Stated goal -
Omit the pictures and print exactly the lines of the listing below, starting at the first and ending at the line containing "var q1Values = [17, 15, 9, 6, 5, 5, 5];".

Data block -
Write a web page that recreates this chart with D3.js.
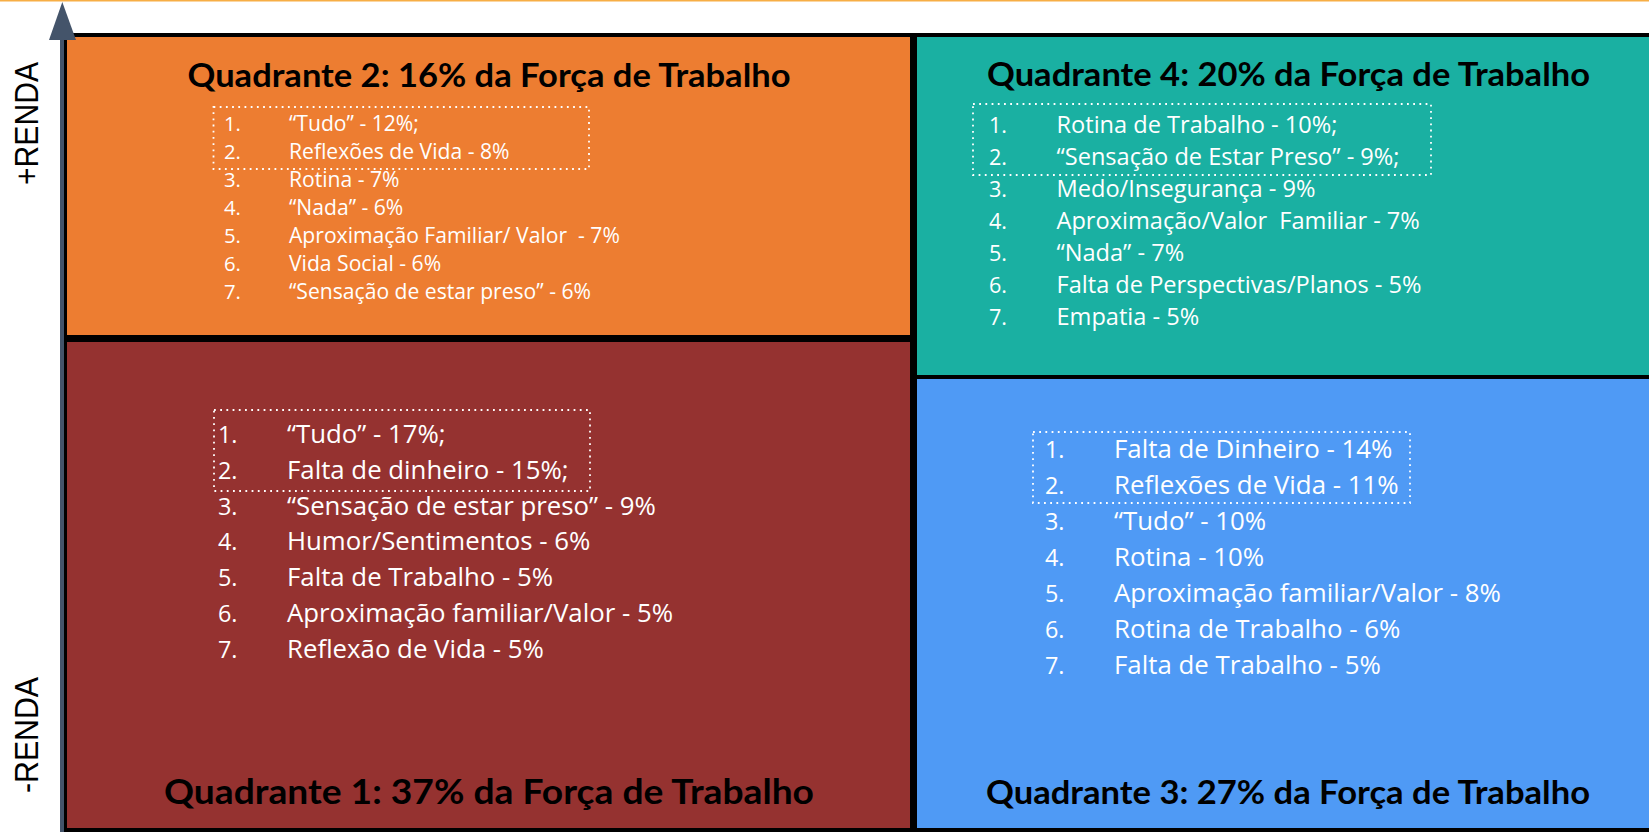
<!DOCTYPE html>
<html>
<head>
<meta charset="utf-8">
<script src="https://cdn.jsdelivr.net/npm/d3@7"></script>
<style>
  html, body { margin: 0; padding: 0; background: #fff; }
  svg { display: block; }
  text { white-space: pre; }
</style>
</head>
<body>
<div id="chart"></div>
<script>
// Quadrant view: "o que mudou" by income level, with share of the workforce.
var quadrantNames = ["Quadrante 1", "Quadrante 2", "Quadrante 3", "Quadrante 4"];
var workforceShare = [37, 16, 27, 20];
var axisLabels = ["+RENDA", "-RENDA"];

var q1Labels = ["“Tudo”", "Falta de dinheiro", "“Sensação de estar preso”", "Humor/Sentimentos",
  "Falta de Trabalho", "Aproximação familiar/Valor", "Reflexão de Vida"];
var q1Values = [17, 15, 9, 6, 5, 5, 5];

var q2Labels = ["“Tudo”", "Reflexões de Vida", "Rotina", "“Nada”",
  "Aproximação Familiar/ Valor ", "Vida Social", "“Sensação de estar preso”"];
var q2Values = [12, 8, 7, 6, 7, 6, 6];

var q3Labels = ["Falta de Dinheiro", "Reflexões de Vida", "“Tudo”", "Rotina",
  "Aproximação familiar/Valor", "Rotina de Trabalho", "Falta de Trabalho"];
var q3Values = [14, 11, 10, 10, 8, 6, 5];

var q4Labels = ["Rotina de Trabalho", "“Sensação de Estar Preso”", "Medo/Insegurança", "Aproximação/Valor  Familiar",
  "“Nada”", "Falta de Perspectivas/Planos", "Empatia"];
var q4Values = [10, 9, 9, 7, 7, 5, 5];

// how many leading items end with ";" and how many sit in the dotted box
var semicolonCount = [2, 1, 0, 2];
var boxedCount = 2;

(function () {
  "use strict";

  var W = 1649, H = 832;
  var colors = ["#953230", "#ED7D31", "#4F9AF5", "#1AB0A2"];
  var axisColor = "#44546A";

  // frame edges: left column / right column, and where each column splits
  var colX = d3.scaleOrdinal().domain(["left", "mid", "right"]).range([67, 913.5, W + 4]);
  var rowSplit = { left: 338.5, right: 377 };
  var frameTop = 37, frameBottom = 828;

  var layout = [
    { col: "left", row: "bottom", numX: 218, textX: 287, base: 443, step: 35.8, size: 26, fit: [5, 386],
      box: [214, 410, 590, 491], title: { x: 164, y: 804, size: 34, width: 650 } },
    { col: "left", row: "top", numX: 224, textX: 289, base: 131, step: 28, size: 22.6, fit: [6, 302],
      box: [213.5, 107, 589, 169], title: { x: 187.5, y: 87, size: 32, width: 603 } },
    { col: "right", row: "bottom", numX: 1045, textX: 1114, base: 458, step: 36, size: 26, fit: [4, 387],
      box: [1033, 432, 1410, 503], title: { x: 986, y: 804, size: 32, width: 604 } },
    { col: "right", row: "top", numX: 989, textX: 1056.5, base: 133, step: 32, size: 24, fit: [5, 365],
      box: [973, 104, 1431, 175], title: { x: 987, y: 86, size: 32, width: 603 } }
  ];

  var labels = [q1Labels, q2Labels, q3Labels, q4Labels];
  var values = [q1Values, q2Values, q3Values, q4Values];

  var svg = d3.select("#chart").append("svg")
    .attr("width", W)
    .attr("height", H)
    .attr("viewBox", [0, 0, W, H]);

  // thin orange rule at the very top
  svg.append("rect").attr("x", 0).attr("y", 0).attr("width", W).attr("height", 1.5).attr("fill", "#F7AE45");

  // black frame behind the cells
  svg.append("rect")
    .attr("x", 63).attr("y", 33)
    .attr("width", W - 63 + 4).attr("height", H - 33 + 4)
    .attr("fill", "#000");

  function cellRect(q) {
    var L = layout[q];
    var x0 = L.col === "left" ? colX("left") : colX("mid") + 3.5;
    var x1 = L.col === "left" ? colX("mid") - 3.5 : colX("right");
    var split = rowSplit[L.col];
    var gap = L.col === "left" ? 3.5 : 2;
    var y0 = L.row === "top" ? frameTop : split + gap;
    var y1 = L.row === "top" ? split - gap : frameBottom;
    return { x: x0, y: y0, w: x1 - x0, h: y1 - y0 };
  }

  svg.append("g").selectAll("rect")
    .data(d3.range(4))
    .join("rect")
    .each(function (q) {
      var r = cellRect(q);
      d3.select(this).attr("x", r.x).attr("y", r.y).attr("width", r.w).attr("height", r.h);
    })
    .attr("fill", function (q) { return colors[q]; });

  // vertical axis with arrow head
  svg.append("rect").attr("x", 60).attr("y", 38).attr("width", 4).attr("height", H - 38).attr("fill", axisColor);
  svg.append("path")
    .attr("d", d3.line()([[62.3, 2], [49, 40], [76, 40]]) + "Z")
    .attr("fill", axisColor);

  var axisFont = "'Liberation Sans', Arial, sans-serif";
  svg.append("text")
    .attr("transform", "translate(38,185) rotate(-90)")
    .attr("font-family", axisFont).attr("font-size", 33)
    .attr("textLength", 123).attr("lengthAdjust", "spacingAndGlyphs")
    .attr("fill", "#000")
    .text(axisLabels[0]);
  svg.append("text")
    .attr("transform", "translate(38,793) rotate(-90)")
    .attr("font-family", axisFont).attr("font-size", 33)
    .attr("textLength", 116).attr("lengthAdjust", "spacingAndGlyphs")
    .attr("fill", "#000")
    .text(axisLabels[1]);

  var listFont = "'Open Sans', 'Noto Sans', sans-serif";

  d3.range(4).forEach(function (q) {
    var L = layout[q];
    var g = svg.append("g");

    g.append("text")
      .attr("x", L.title.x).attr("y", L.title.y)
      .attr("font-family", "Lato, sans-serif").attr("font-weight", 700)
      .attr("font-size", L.title.size)
      .attr("textLength", L.title.width).attr("lengthAdjust", "spacingAndGlyphs")
      .attr("fill", "#000")
      .text(quadrantNames[q] + ": " + workforceShare[q] + "% da Força de Trabalho");

    var y = d3.scaleLinear().domain([0, 6]).range([L.base, L.base + 6 * L.step]);
    var items = labels[q].map(function (lab, i) {
      return {
        i: i,
        text: lab + " - " + values[q][i] + "%" + (i < semicolonCount[q] ? ";" : "")
      };
    });

    g.selectAll("text.num")
      .data(items)
      .join("text")
      .attr("class", "num")
      .attr("x", L.numX).attr("y", function (d) { return y(d.i); })
      .attr("font-family", listFont).attr("font-size", L.size * 0.9)
      .attr("fill", "#fff")
      .text(function (d) { return (d.i + 1) + "."; });

    var lines = g.selectAll("text.item")
      .data(items)
      .join("text")
      .attr("class", "item")
      .attr("x", L.textX).attr("y", function (d) { return y(d.i); })
      .attr("font-family", listFont).attr("font-size", L.size)
      .attr("fill", "#fff")
      .text(function (d) { return d.text; });

    // squeeze the list so its widest line lands where the reference puts it
    var natural = lines.filter(function (d) { return d.i === L.fit[0]; }).node().getComputedTextLength();
    var k = L.fit[1] / natural;
    lines.each(function () {
      var len = this.getComputedTextLength();
      d3.select(this).attr("textLength", len * k).attr("lengthAdjust", "spacingAndGlyphs");
    });

    // dotted frame around the top items
    g.append("rect")
      .attr("x", L.box[0]).attr("y", L.box[1])
      .attr("width", L.box[2] - L.box[0]).attr("height", L.box[3] - L.box[1])
      .attr("fill", "none")
      .attr("stroke", "#fff").attr("stroke-width", 1.8)
      .attr("stroke-dasharray", "1.8,4.4");
  });
})();
</script>
</body>
</html>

Finished answer -
Write a web page that recreates this chart with D3.js.
<!DOCTYPE html>
<html>
<head>
<meta charset="utf-8">
<script src="https://cdn.jsdelivr.net/npm/d3@7"></script>
<style>
  html, body { margin: 0; padding: 0; background: #fff; }
  svg { display: block; }
  text { white-space: pre; }
</style>
</head>
<body>
<div id="chart"></div>
<script>
// Quadrant view: "o que mudou" by income level, with share of the workforce.
var quadrantNames = ["Quadrante 1", "Quadrante 2", "Quadrante 3", "Quadrante 4"];
var workforceShare = [37, 16, 27, 20];
var axisLabels = ["+RENDA", "-RENDA"];

var q1Labels = ["“Tudo”", "Falta de dinheiro", "“Sensação de estar preso”", "Humor/Sentimentos",
  "Falta de Trabalho", "Aproximação familiar/Valor", "Reflexão de Vida"];
var q1Values = [17, 15, 9, 6, 5, 5, 5];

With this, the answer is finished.